What about calculating the ICER from the individual cs and es?

We could write a new function or we could compose the two functions we have already created. That is

ce_to_ICER <- function(e1, c1, e0, c0) {
  incr_ce <- delta_ce(e1, c1, e0, c0)
  icer <- calc_ICER(incr_ce[1], incr_ce[2])
  return(icer)
}

ce_to_ICER(0.9, 100, 0.5, 50)

This is our first taste of how larger programs are built: we define basic operations, then combine them in ever-larger chunks to get the effect we want. Real-life functions will usually be larger than the ones shown here–typically half a dozen to a few dozen lines–but they shouldn’t ever be much longer than that, or the next person who reads it won’t be able to understand what’s going on.

Alternatively to how we have performed the calculation above, we could have nested the functions.

Naively this may look as follows. Try this

calc_ICER(delta_ce(0.9, 100, 0.5, 50))

Can you see what the problem is?

The output for delta_ce(), which is vector of two numbers, doesn’t match with the input for calc_ICER(), which expects the numbers of two separate arguments and so it throws an error.

One way around this is for delta_ce to return a list object instead like this

delta_ce2 <- function(e1, c1, e0, c0) {
  delta_e <- e1 - e0
  delta_c <- c1 - c0
  return(list(delta_e = delta_e,
              delta_c = delta_c))
}

and then we can use the useful do.call() function which pass each element of a list into a function as if they we provided as separate arguments, just as calc_ICER() wants them.

do.call(calc_ICER, args = delta_ce2(0.9, 100, 0.5, 50))

Another alternative is to make it so that calc_ICER() takes the vector as input.

calc_ICER2 <- function(deltas) {
  return(deltas[2]/deltas[1])
}

calc_ICER2(delta_ce(0.9, 100, 0.5, 50))

This sort of fiddly complication is a good example of the kind of design decision that you have to make all the time when writing functions.

Generally speaking, you should be careful not to nest too many function calls at once - it can become confusing and difficult to read!

Pipe operators

A way to make nested functions easier to read is to pipe functions together, where the output of the left hand function is piped into the next right hand function. There are two pipe operators in R. The native base R version is newer and looks like this |> so

delta_ce(0.9, 100, 0.5, 50) |> calc_ICER2()

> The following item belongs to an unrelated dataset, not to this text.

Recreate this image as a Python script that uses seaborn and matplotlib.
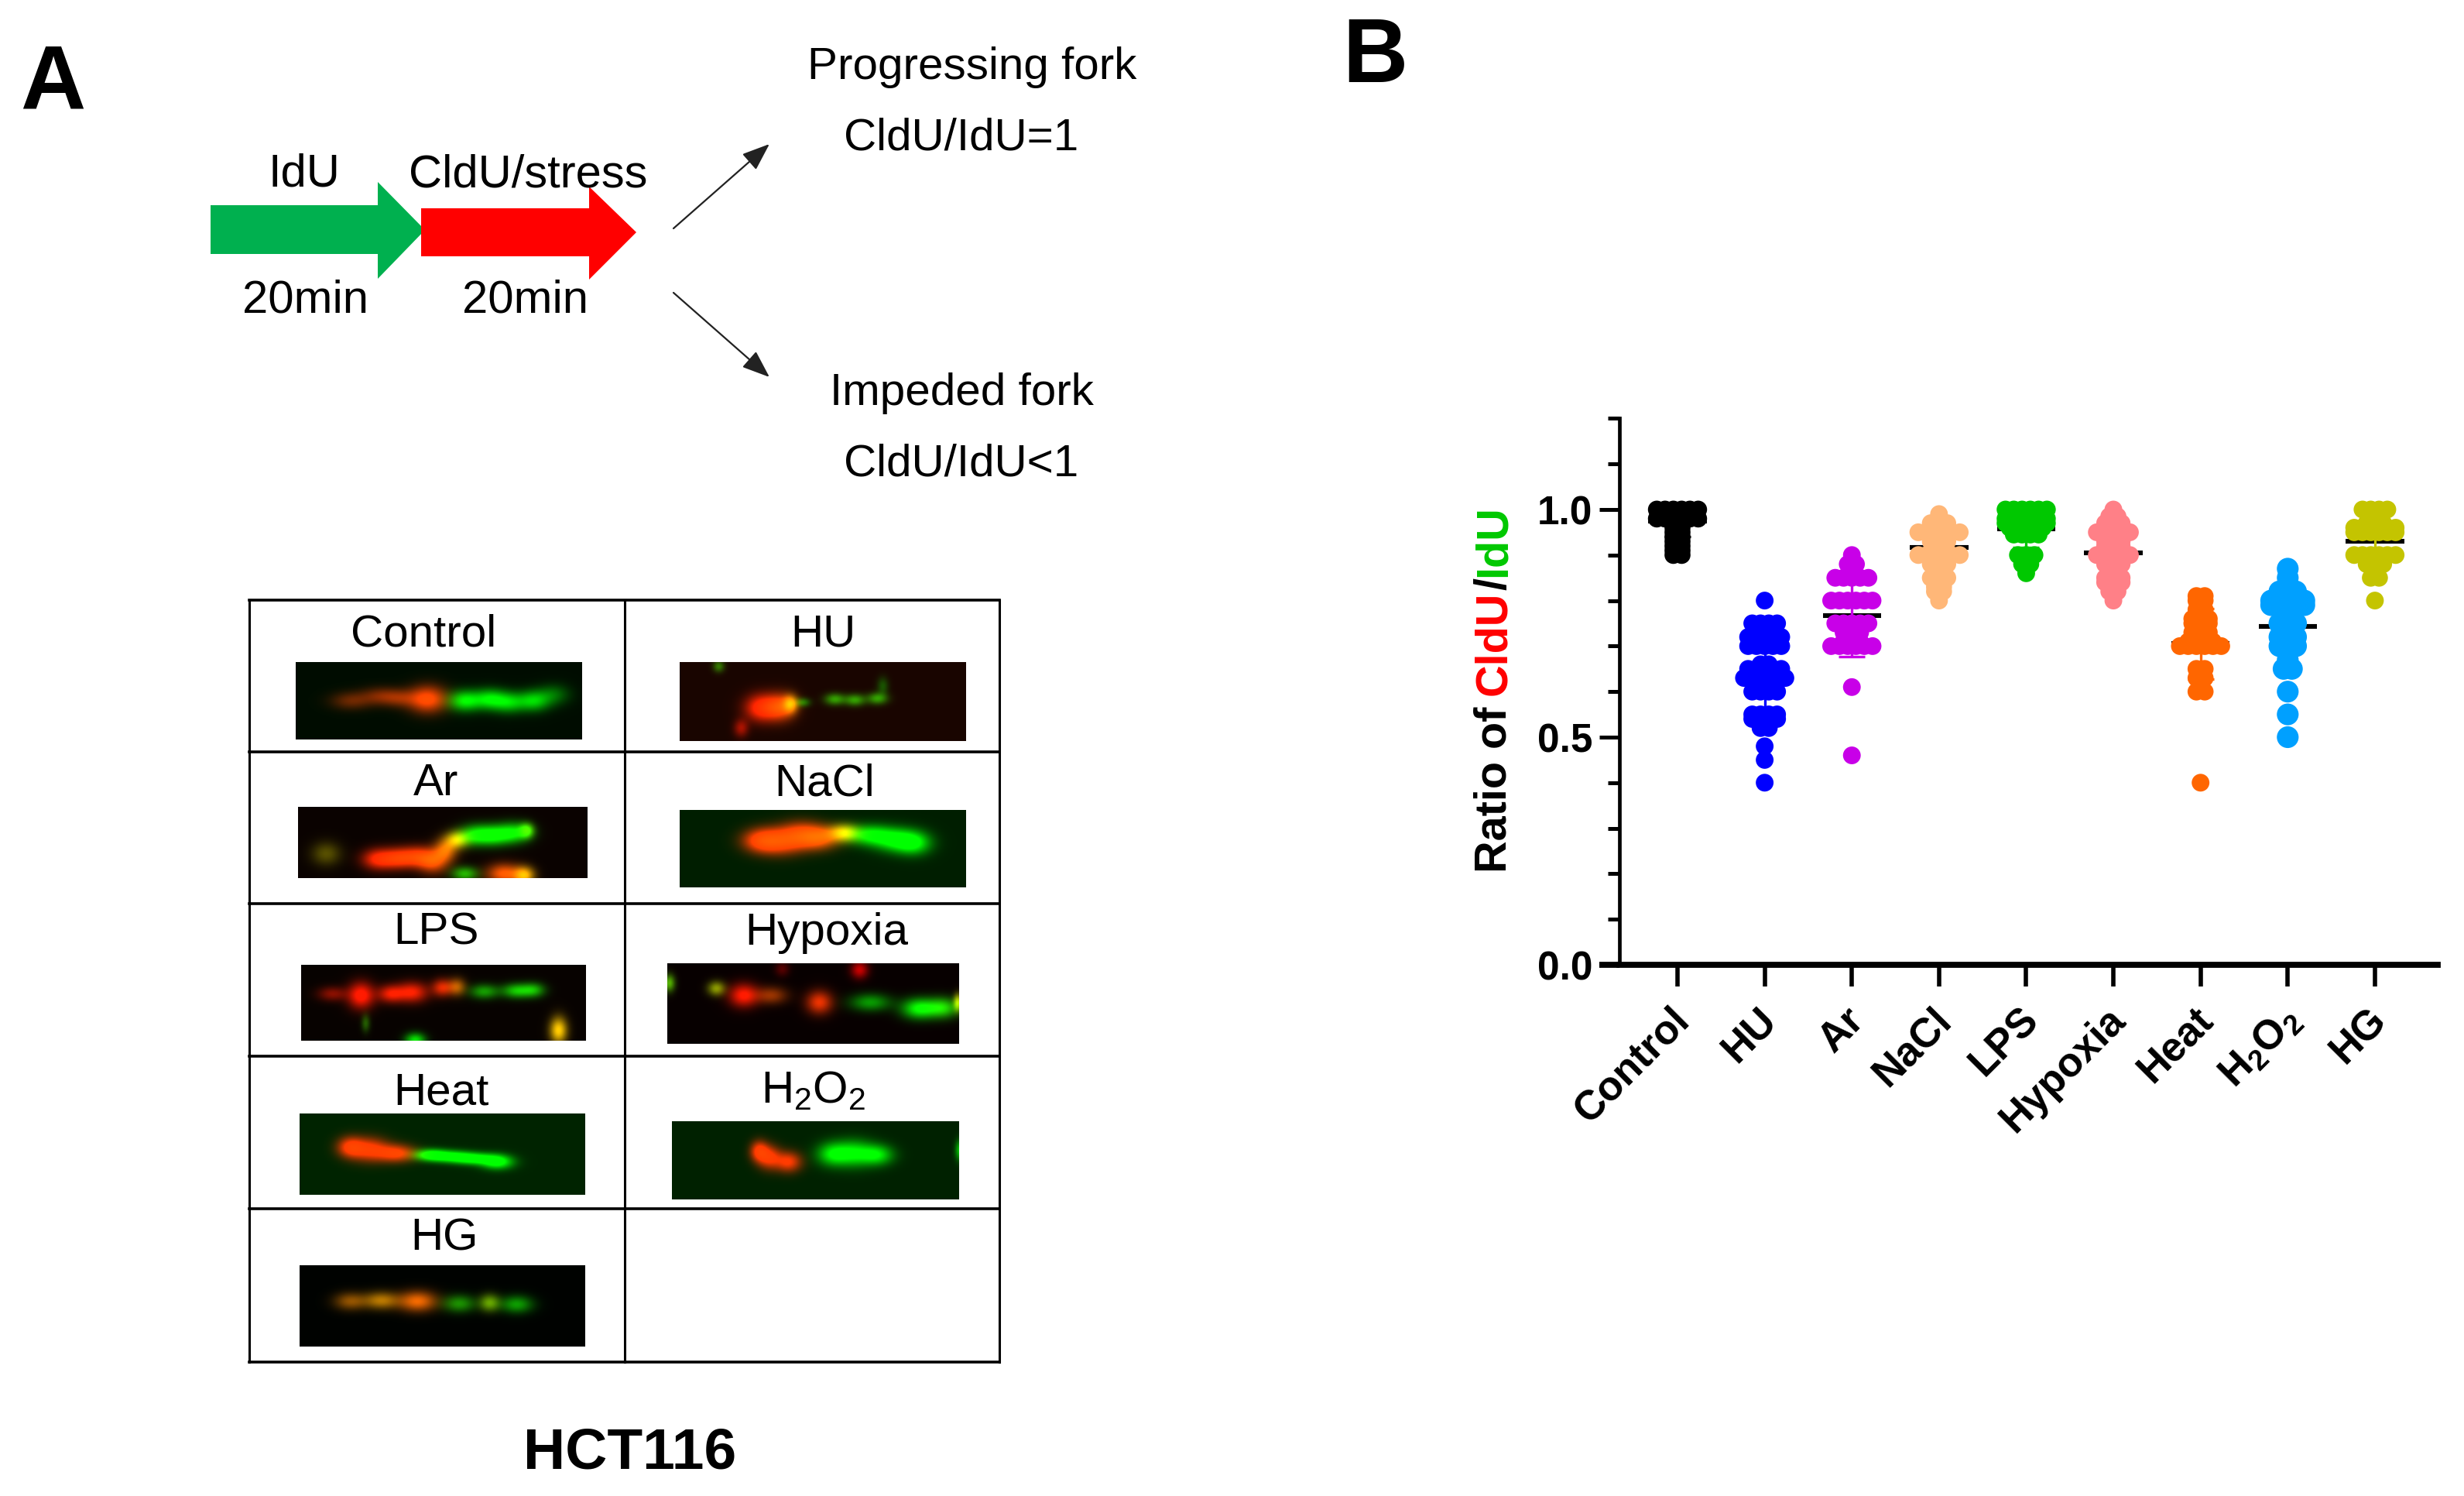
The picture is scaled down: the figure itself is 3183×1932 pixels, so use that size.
import numpy as np
import pandas as pd
import seaborn as sns
import matplotlib
matplotlib.use("Agg")
import matplotlib.pyplot as plt
from matplotlib.transforms import ScaledTranslation

W, H = 3183, 1933
sns.set_theme(style="white")
plt.rcParams["font.family"] = ["Liberation Sans", "DejaVu Sans"]
plt.rcParams["mathtext.fontset"] = "custom"
plt.rcParams["mathtext.rm"] = "Liberation Sans"
plt.rcParams["mathtext.bf"] = "Liberation Sans:bold"
plt.rcParams["mathtext.default"] = "regular"

categories = ["Control", "HU", "Ar", "NaCl", "LPS", "Hypoxia", "Heat", r"$\mathbf{H}_{2}\mathbf{O}_{2}$", "HG"]
colors = ["#000000", "#0000FF", "#C800E8", "#FFB778", "#00C800", "#FF8087", "#FF6600", "#00A0FF", "#C4C400"]

control = [1.0]*6 + [0.98]*6 + [0.97]*2 + [0.96]*2 + [0.95]*2 + [0.94]*2 + [0.93]*2 + [0.92]*2 + [0.91]*2 + [0.90]*2
hu = [0.80] + [0.75]*4 + [0.72]*5 + [0.70]*5 + [0.66]*2 + [0.65]*5 + [0.63]*6 + [0.60]*4 + [0.55]*4 + [0.54]*4 + [0.52]*2 + [0.48] + [0.45] + [0.40]
ar = [0.90] + [0.88]*2 + [0.85]*5 + [0.80]*6 + [0.75]*5 + [0.73]*3 + [0.71]*3 + [0.70]*6 + [0.61] + [0.46]
nacl = [0.99] + [0.97]*3 + [0.96]*3 + [0.95]*6 + [0.93]*3 + [0.90]*6 + [0.88]*3 + [0.85]*3 + [0.83]*2 + [0.82]*2 + [0.80]
lps = [1.0]*6 + [0.98]*6 + [0.97]*6 + [0.96]*5 + [0.945]*4 + [0.90]*3 + [0.88]*2 + [0.86]
hypoxia = [1.0] + [0.985]*2 + [0.97]*3 + [0.95]*5 + [0.93]*3 + [0.92]*3 + [0.90]*5 + [0.88]*3 + [0.87]*2 + [0.85]*3 + [0.84]*3 + [0.82]*2 + [0.80]
heat = [0.81]*2 + [0.80]*2 + [0.78]*2 + [0.76]*3 + [0.75]*3 + [0.73]*3 + [0.71]*4 + [0.70]*6 + [0.65]*2 + [0.63]*2 + [0.60]*2 + [0.40]
h2o2 = [0.87] + [0.85] + [0.82]*3 + [0.80]*5 + [0.79]*5 + [0.75]*3 + [0.72]*3 + [0.70]*3 + [0.67] + [0.65]*2 + [0.60] + [0.55] + [0.50]
hg = [1.0]*4 + [0.97]*3 + [0.96]*6 + [0.95]*6 + [0.90]*6 + [0.88]*3 + [0.85]*2 + [0.80]
groups = [control, hu, ar, nacl, lps, hypoxia, heat, h2o2, hg]
means = [0.975, 0.629, 0.767, 0.916, 0.957, 0.905, 0.705, 0.743, 0.93]
sds = [0.035, 0.10, 0.09, 0.05, 0.04, 0.055, 0.077, 0.085, 0.05]

YTICKS = [0.0, 0.5, 1.0]
YMINOR = [0.1, 0.2, 0.3, 0.4, 0.6, 0.7, 0.8, 0.9, 1.1, 1.2]

STEP = 0.095  # spread between equal values, in category units


def swarm_offsets(vals):
    """Spread equal values symmetrically around the category centre."""
    vals = np.asarray(vals)
    off = np.zeros(len(vals))
    for v in np.unique(vals):
        idx = np.where(vals == v)[0]
        off[idx] = (np.arange(len(idx)) - (len(idx) - 1) / 2) * STEP
    return off


rows = []
for i, vals in enumerate(groups):
    rows.append(pd.DataFrame({"x": i + swarm_offsets(vals), "y": vals, "group": str(i)}))
df = pd.concat(rows, ignore_index=True)

fig = plt.figure(figsize=(W / 100, H / 100), dpi=100, facecolor="white")

# pixel-space layer for panel A and free labels
bg = fig.add_axes([0, 0, 1, 1])
bg.set_axis_off()


def T(x, y, s, size=42, **kw):
    kw.setdefault("ha", "center")
    kw.setdefault("va", "center")
    kw.setdefault("color", "black")
    return bg.text(x, y, s, fontsize=size, **kw)


T(68, 110, "A", size=84, fontweight="bold")
T(1776, 75, "B", size=84, fontweight="bold")
T(393, 225, "IdU", size=43)
T(682, 226, "CldU/stress", size=43)
T(395, 388, "20min", size=43)
T(679, 388, "20min", size=43)
T(1256, 87, "Progressing fork")
T(1242, 179, "CldU/IdU=1")
T(1242, 508, "Impeded fork")
T(1242, 600, "CldU/IdU<1")

bg.fill([272, 488, 488, 549, 488, 488, 272], [266, 266, 236, 298, 361, 329, 329], color="#00B04F", lw=0)
bg.fill([544, 761, 761, 822, 761, 761, 544], [270, 270, 242, 301, 362, 332, 332], color="#FF0000", lw=0)
for start, end in [((870, 296), (994, 187)), ((870, 379), (994, 488))]:
    bg.annotate("", xy=end, xytext=start,
                arrowprops=dict(arrowstyle="-|>,head_length=1.0,head_width=0.38", color="#222222",
                                lw=1.6, shrinkA=0, shrinkB=0, mutation_scale=22))

# table of micrographs
tx = [322, 807, 1291]
ty = [776, 972, 1168, 1365, 1562, 1760]
for y in ty:
    bg.plot([tx[0], tx[2]], [y, y], color="black", lw=2.6, solid_capstyle="projecting")
for x in tx:
    bg.plot([x, x], [ty[0], ty[-1]], color="black", lw=2.2, solid_capstyle="projecting")

for x, y, s in [(547, 820, "Control"), (1063, 820, "HU"), (563, 1012, "Ar"), (1065, 1012, "NaCl"),
                (563, 1205, "LPS"), (1068, 1205, "Hypoxia"), (570, 1412, "Heat"),
                (1051, 1409, "H$_2$O$_2$"), (574, 1600, "HG")]:
    T(x, y, s, size=42)
T(814, 1877, "HCT116", size=54, fontweight="bold")


def micrograph(rect, back, blobs, sx=11, sy=7, blur=1.3):
    x0, x1, y0, y1 = rect
    yy, xx = np.mgrid[0:y1 - y0, 0:x1 - x0]
    img = np.zeros((y1 - y0, x1 - x0, 3))
    img[..., 0] = back[0]
    img[..., 1] = back[1]
    img[..., 2] = back[2]
    for b in blobs:
        bx, by, r, g = b[:4]
        bsx = (b[4] if len(b) > 4 else sx) * blur
        bsy = (b[5] if len(b) > 5 else sy) * blur
        blob = np.exp(-((xx - bx) / bsx) ** 2 / 2 - ((yy - by) / bsy) ** 2 / 2)
        img[..., 0] += r * blob
        img[..., 1] += g * blob
    bg.imshow(np.clip(img, 0, 1), extent=(x0, x1, y1, y0), aspect="auto", zorder=2, interpolation="bilinear")


micrograph((382, 752, 857, 956), (0, 0.05, 0),
           [(71, 49, .4, .1, 14, 6), (110, 43, .45, .1, 14, 6), (135, 46, .4, .1, 12, 6), (170, 47, 1.1, .25, 13, 9),
            (218, 49, 0, .9), (250, 47, 0, .8), (275, 51, 0, .7), (307, 49, 0, .75), (333, 41, 0, .35)])
micrograph((878, 1248, 857, 958), (.1, .02, 0),
           [(105, 58, 1.1, .15, 11, 9), (130, 57, 1, .3, 10, 9), (143, 53, .7, .6, 5, 6), (159, 51, 0, .45, 5, 3),
            (200, 47, .1, .6, 7, 4), (226, 48, .1, .6, 7, 4), (255, 46, .1, .6, 7, 4), (79, 84, .55, .05, 5, 6),
            (50, 5, .1, .45, 4, 4), (262, 30, 0, .3, 4, 6)])
micrograph((385, 759, 1043, 1135), (.04, .01, 0),
           [(103, 67, 1, .15), (129, 66, .95, .2), (154, 64, .95, .2), (174, 70, .9, .3, 10, 8), (190, 55, .8, .4, 8, 8),
            (205, 42, .8, .7, 8, 6), (228, 36, 0, .9), (253, 36, 0, .9), (279, 33, 0, .9), (295, 30, .3, .8, 5, 5),
            (266, 86, 1, .35, 12, 7), (292, 88, .9, .7, 7, 6), (215, 86, .1, .7, 9, 5), (36, 60, .3, .3, 10, 8)])
micrograph((878, 1248, 1047, 1147), (0, .12, 0),
           [(105, 39, 1.1, .15, 13, 8), (130, 40, 1, .15, 15, 9), (156, 32, 1, .15, 14, 9), (181, 35, 1, .25, 13, 8),
            (212, 29, .9, .7, 10, 6), (245, 32, 0, .85, 14, 7), (277, 38, 0, .85, 14, 8), (302, 42, 0, .85, 12, 8)])
micrograph((389, 757, 1247, 1345), (.03, .01, 0),
           [(40, 37, .5, .05, 10, 5), (77, 39, 1.1, .1, 9, 9), (115, 37, .85, .1, 9, 6), (143, 35, .95, .12, 11, 7),
            (182, 29, .85, .15, 7, 6), (201, 28, .65, .35, 6, 6), (236, 34, .05, .6, 10, 5), (278, 33, .05, .75, 10, 5),
            (300, 32, .05, .6, 8, 5), (332, 84, 1, .8, 6, 9), (147, 97, 0, .9, 7, 5), (83, 75, .1, .35, 3, 6)])
micrograph((862, 1239, 1245, 1349), (.03, 0, 0),
           [(63, 32, .5, .6, 6, 5), (98, 41, 1, .1, 10, 8), (134, 41, .55, .2, 11, 6), (196, 50, .9, .2, 9, 8),
            (262, 50, 0, .6, 14, 6), (325, 58, 0, 1, 12, 7), (356, 57, .1, .8, 11, 7), (248, 8, .75, 0, 6, 6),
            (148, 7, .3, 0, 5, 5), (2, 25, .3, .7, 4, 6), (375, 50, .7, .7, 3, 6)])
micrograph((387, 756, 1439, 1544), (0, .14, 0),
           [(65, 43, 1, .1, 9, 7), (90, 46, 1.05, .1, 13, 8), (125, 51, 1.05, .12, 13, 6), (168, 53, 0, .95, 11, 4),
            (195, 55, 0, .9, 14, 4), (225, 58, 0, .95, 14, 4), (255, 62, 0, 1, 11, 5)])
micrograph((868, 1239, 1449, 1550), (0, .13, 0),
           [(112, 38, 1, .1, 6, 7), (125, 46, 1, .1, 8, 8), (150, 52, 1, .1, 9, 7), (207, 42, 0, .75, 11, 8),
            (235, 41, 0, .8, 13, 9), (265, 43, 0, .75, 11, 7), (371, 37, 0, .6, 3, 7)])
micrograph((387, 756, 1635, 1740), (0, .01, 0),
           [(65, 46, .55, .3, 11, 6), (105, 45, .7, .45, 12, 6), (152, 46, .95, .4, 13, 7), (206, 49, .1, .55, 11, 6),
            (245, 48, .4, .6, 7, 6), (280, 50, .05, .6, 11, 6)])

bg.set_xlim(0, W)
bg.set_ylim(H, 0)

# panel B chart: 588 px per unit on y, 112.6 px per category on x
left, right, bottom, top = 2092, 3149, 1247, 541.4
ax = fig.add_axes([left / W, 1 - bottom / H, (right - left) / W, (bottom - top) / H])
ax.patch.set_alpha(0)

for i, (m, sd) in enumerate(zip(means, sds)):
    ax.hlines(m, i - 0.335, i + 0.335, color="black", lw=4.4, zorder=1)
    ax.errorbar(i, m, yerr=sd, color=colors[i], capsize=12.5, capthick=2.4, elinewidth=2.4, zorder=1)

marker_area = {str(i): 272 for i in range(len(groups))}
marker_area["7"] = 410  # the H2O2 symbols are drawn larger in the source
sns.scatterplot(data=df, x="x", y="y", hue="group", palette=colors, size="group", sizes=marker_area, linewidth=0,
                legend=False, clip_on=False, zorder=3, ax=ax)

ax.set_xlim(-0.666, 8.72)
ax.set_ylim(0, 1.2)
ax.set_xlabel("")
ax.set_ylabel("")
sns.despine(ax=ax)
ax.spines["left"].set_linewidth(3.4)
ax.spines["bottom"].set_linewidth(5.6)
for name in ("left", "bottom"):
    ax.spines[name].set_color("black")
ax.set_xticks(range(len(categories)))
ax.set_xticklabels(categories, rotation=45, ha="right", rotation_mode="anchor",
                   fontsize=38, fontweight="bold", color="black")
ax.set_yticks(YTICKS)
ax.set_yticklabels([f"{t:.1f}" for t in YTICKS], fontsize=37, fontweight="bold", color="black")
ax.set_yticks(YMINOR, minor=True)
ax.tick_params(axis="y", which="major", length=19, width=3.6, color="black", left=True, pad=6)
ax.tick_params(axis="y", which="minor", length=10.5, width=3.6, color="black", left=True)
ax.tick_params(axis="x", which="major", length=20, width=4, color="black", bottom=True, pad=8)
ax.yaxis.get_major_ticks()[0].tick1line.set_markeredgewidth(5.6)
shift = ScaledTranslation(-10 / 100, -6 / 100, fig.dpi_scale_trans)
for lab in ax.get_xticklabels():
    lab.set_transform(lab.get_transform() + shift)

# multicoloured y label
renderer = fig.canvas.get_renderer()
ypos = 1127
for piece, col, gap in [("Ratio of", "black", 15), ("CldU", "#FF0000", 1), ("/", "black", 1), ("IdU", "#00C800", 0)]:
    t = T(1945, ypos, piece, size=41.5, fontweight="bold", color=col, rotation=90, rotation_mode="anchor",
          ha="left", va="baseline")
    ext = t.get_window_extent(renderer)
    ypos -= ext.height + gap

fig.savefig("out.png", dpi=100, facecolor="white")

The older magrittr package pipe is used throughout the tidyverse and especially in the dplyr package. This looks like this %>% which gives

library(dplyr)
delta_ce(0.9, 100, 0.5, 50) %>% calc_ICER2()

Pipes can make code a lot easier to read and they’re great for data analysis. In packages they can be harder to debug because they chain together multiple operations.

Can you write a function to calculate INMB? What design choices will you make? Can you reuse existing code?

Function factories

We can think of the INMB calculation in the same way as ce_to_ICER()

ce_to_INMB <- function(e1, c1, e0, c0) {
  delta_ce(e1, c1, e0, c0) |>
    calc_INMB2()
}

When we do this can see the similarity between the different calculations. We shall use this example to demonstrate something called a function factory. A function factory is a function that makes functions.

ce_stat <- function(stat) {
  stat_fn <- 
    if (stat == "INMB") {
      calc_INMB2
    } else {
      calc_ICER2}
  
  function(e1, c1, e0, c0) {
    delta_ce(e1, c1, e0, c0) |> 
      stat_fn()
  }
}

INMB_stat <- ce_stat("INMB")

We can see that INMB_stat is itself a function

INMB_stat

## function(e1, c1, e0, c0) {
##     delta_ce(e1, c1, e0, c0) |> 
##       stat_fn()
##   }
## <environment: 0x000002123ab40650>

Now we can use this manufactured function to obtain the output value.

INMB_stat(0.9, 100, 0.5, 50)

Repeat for the ICER using the function factory. Can you include a new statistic?